**REQUEST:** Restate the opening lines of the material below word for word, stopping after the line that contains "(tata1) at (891,129)".

**GIVEN MATERIAL:**
================================

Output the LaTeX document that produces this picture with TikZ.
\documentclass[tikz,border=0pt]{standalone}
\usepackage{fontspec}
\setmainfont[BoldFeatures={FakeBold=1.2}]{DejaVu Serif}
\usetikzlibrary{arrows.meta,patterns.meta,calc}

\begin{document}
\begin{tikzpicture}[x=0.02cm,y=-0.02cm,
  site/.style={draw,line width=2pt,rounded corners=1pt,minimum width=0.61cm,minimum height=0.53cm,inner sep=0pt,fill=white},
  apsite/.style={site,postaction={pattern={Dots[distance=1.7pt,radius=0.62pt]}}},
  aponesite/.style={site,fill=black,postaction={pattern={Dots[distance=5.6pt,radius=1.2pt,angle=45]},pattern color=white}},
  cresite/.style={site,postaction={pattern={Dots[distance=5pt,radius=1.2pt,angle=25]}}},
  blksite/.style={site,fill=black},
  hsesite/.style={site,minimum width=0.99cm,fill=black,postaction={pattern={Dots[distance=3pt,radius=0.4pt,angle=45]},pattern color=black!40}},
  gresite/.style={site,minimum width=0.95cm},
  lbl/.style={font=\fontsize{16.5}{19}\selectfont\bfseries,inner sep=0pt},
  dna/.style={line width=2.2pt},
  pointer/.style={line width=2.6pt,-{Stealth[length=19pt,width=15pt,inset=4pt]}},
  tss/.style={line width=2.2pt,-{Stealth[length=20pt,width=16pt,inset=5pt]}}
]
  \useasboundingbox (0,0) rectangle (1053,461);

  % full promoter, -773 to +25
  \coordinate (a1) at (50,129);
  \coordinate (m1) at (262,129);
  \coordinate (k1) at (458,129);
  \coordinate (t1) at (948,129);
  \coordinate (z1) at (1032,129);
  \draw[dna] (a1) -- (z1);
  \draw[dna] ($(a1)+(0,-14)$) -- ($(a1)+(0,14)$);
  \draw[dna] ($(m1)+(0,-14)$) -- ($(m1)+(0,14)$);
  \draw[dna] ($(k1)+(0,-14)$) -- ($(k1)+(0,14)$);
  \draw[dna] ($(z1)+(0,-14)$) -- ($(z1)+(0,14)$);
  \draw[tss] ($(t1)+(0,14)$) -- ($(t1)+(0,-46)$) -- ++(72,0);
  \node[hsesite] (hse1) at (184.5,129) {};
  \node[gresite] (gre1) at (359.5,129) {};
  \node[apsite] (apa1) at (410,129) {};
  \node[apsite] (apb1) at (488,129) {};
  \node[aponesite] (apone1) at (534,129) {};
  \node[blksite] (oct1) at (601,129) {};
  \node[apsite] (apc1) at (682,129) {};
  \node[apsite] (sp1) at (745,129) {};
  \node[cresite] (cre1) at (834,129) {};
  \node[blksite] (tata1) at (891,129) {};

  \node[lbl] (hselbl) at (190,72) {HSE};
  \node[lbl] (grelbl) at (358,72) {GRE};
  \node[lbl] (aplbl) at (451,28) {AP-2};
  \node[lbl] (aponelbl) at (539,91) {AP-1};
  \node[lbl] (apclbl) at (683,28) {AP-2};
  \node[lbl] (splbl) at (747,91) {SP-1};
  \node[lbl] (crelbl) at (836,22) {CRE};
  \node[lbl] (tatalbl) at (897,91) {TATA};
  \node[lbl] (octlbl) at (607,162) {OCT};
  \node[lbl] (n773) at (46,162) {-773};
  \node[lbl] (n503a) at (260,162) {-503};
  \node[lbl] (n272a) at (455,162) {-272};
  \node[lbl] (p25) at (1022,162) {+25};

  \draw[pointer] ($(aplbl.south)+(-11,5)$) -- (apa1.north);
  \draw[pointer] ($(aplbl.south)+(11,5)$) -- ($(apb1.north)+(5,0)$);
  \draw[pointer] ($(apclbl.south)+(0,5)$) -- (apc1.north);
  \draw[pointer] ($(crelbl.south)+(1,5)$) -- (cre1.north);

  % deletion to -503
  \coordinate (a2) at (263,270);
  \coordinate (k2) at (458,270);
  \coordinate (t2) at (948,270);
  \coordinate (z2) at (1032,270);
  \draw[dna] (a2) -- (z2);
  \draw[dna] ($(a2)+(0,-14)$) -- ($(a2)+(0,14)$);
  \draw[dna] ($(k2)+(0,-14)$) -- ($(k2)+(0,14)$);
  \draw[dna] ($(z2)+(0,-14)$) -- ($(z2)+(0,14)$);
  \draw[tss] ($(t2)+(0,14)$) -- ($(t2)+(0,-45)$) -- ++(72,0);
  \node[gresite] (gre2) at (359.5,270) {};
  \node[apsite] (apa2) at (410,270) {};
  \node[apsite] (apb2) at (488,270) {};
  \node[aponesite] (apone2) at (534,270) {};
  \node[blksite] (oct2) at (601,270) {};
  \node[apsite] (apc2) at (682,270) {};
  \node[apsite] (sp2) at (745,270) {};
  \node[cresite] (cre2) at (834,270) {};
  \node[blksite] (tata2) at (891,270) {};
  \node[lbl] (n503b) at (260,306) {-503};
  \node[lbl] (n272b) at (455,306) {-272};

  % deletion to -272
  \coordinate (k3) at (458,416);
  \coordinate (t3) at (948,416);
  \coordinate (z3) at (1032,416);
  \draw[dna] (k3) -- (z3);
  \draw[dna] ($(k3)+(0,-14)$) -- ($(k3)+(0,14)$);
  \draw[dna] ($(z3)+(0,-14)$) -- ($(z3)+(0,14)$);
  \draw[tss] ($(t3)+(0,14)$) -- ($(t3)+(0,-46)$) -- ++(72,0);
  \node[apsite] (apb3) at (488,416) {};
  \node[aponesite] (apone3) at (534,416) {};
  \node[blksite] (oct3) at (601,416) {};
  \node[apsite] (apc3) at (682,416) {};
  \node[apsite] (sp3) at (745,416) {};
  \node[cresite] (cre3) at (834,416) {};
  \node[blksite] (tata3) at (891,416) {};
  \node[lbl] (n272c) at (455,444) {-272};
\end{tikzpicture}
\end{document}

================================

**TASK ANSWER:**
Output the LaTeX document that produces this picture with TikZ.
\documentclass[tikz,border=0pt]{standalone}
\usepackage{fontspec}
\setmainfont[BoldFeatures={FakeBold=1.2}]{DejaVu Serif}
\usetikzlibrary{arrows.meta,patterns.meta,calc}

\begin{document}
\begin{tikzpicture}[x=0.02cm,y=-0.02cm,
  site/.style={draw,line width=2pt,rounded corners=1pt,minimum width=0.61cm,minimum height=0.53cm,inner sep=0pt,fill=white},
  apsite/.style={site,postaction={pattern={Dots[distance=1.7pt,radius=0.62pt]}}},
  aponesite/.style={site,fill=black,postaction={pattern={Dots[distance=5.6pt,radius=1.2pt,angle=45]},pattern color=white}},
  cresite/.style={site,postaction={pattern={Dots[distance=5pt,radius=1.2pt,angle=25]}}},
  blksite/.style={site,fill=black},
  hsesite/.style={site,minimum width=0.99cm,fill=black,postaction={pattern={Dots[distance=3pt,radius=0.4pt,angle=45]},pattern color=black!40}},
  gresite/.style={site,minimum width=0.95cm},
  lbl/.style={font=\fontsize{16.5}{19}\selectfont\bfseries,inner sep=0pt},
  dna/.style={line width=2.2pt},
  pointer/.style={line width=2.6pt,-{Stealth[length=19pt,width=15pt,inset=4pt]}},
  tss/.style={line width=2.2pt,-{Stealth[length=20pt,width=16pt,inset=5pt]}}
]
  \useasboundingbox (0,0) rectangle (1053,461);

  % full promoter, -773 to +25
  \coordinate (a1) at (50,129);
  \coordinate (m1) at (262,129);
  \coordinate (k1) at (458,129);
  \coordinate (t1) at (948,129);
  \coordinate (z1) at (1032,129);
  \draw[dna] (a1) -- (z1);
  \draw[dna] ($(a1)+(0,-14)$) -- ($(a1)+(0,14)$);
  \draw[dna] ($(m1)+(0,-14)$) -- ($(m1)+(0,14)$);
  \draw[dna] ($(k1)+(0,-14)$) -- ($(k1)+(0,14)$);
  \draw[dna] ($(z1)+(0,-14)$) -- ($(z1)+(0,14)$);
  \draw[tss] ($(t1)+(0,14)$) -- ($(t1)+(0,-46)$) -- ++(72,0);
  \node[hsesite] (hse1) at (184.5,129) {};
  \node[gresite] (gre1) at (359.5,129) {};
  \node[apsite] (apa1) at (410,129) {};
  \node[apsite] (apb1) at (488,129) {};
  \node[aponesite] (apone1) at (534,129) {};
  \node[blksite] (oct1) at (601,129) {};
  \node[apsite] (apc1) at (682,129) {};
  \node[apsite] (sp1) at (745,129) {};
  \node[cresite] (cre1) at (834,129) {};
  \node[blksite] (tata1) at (891,129) {};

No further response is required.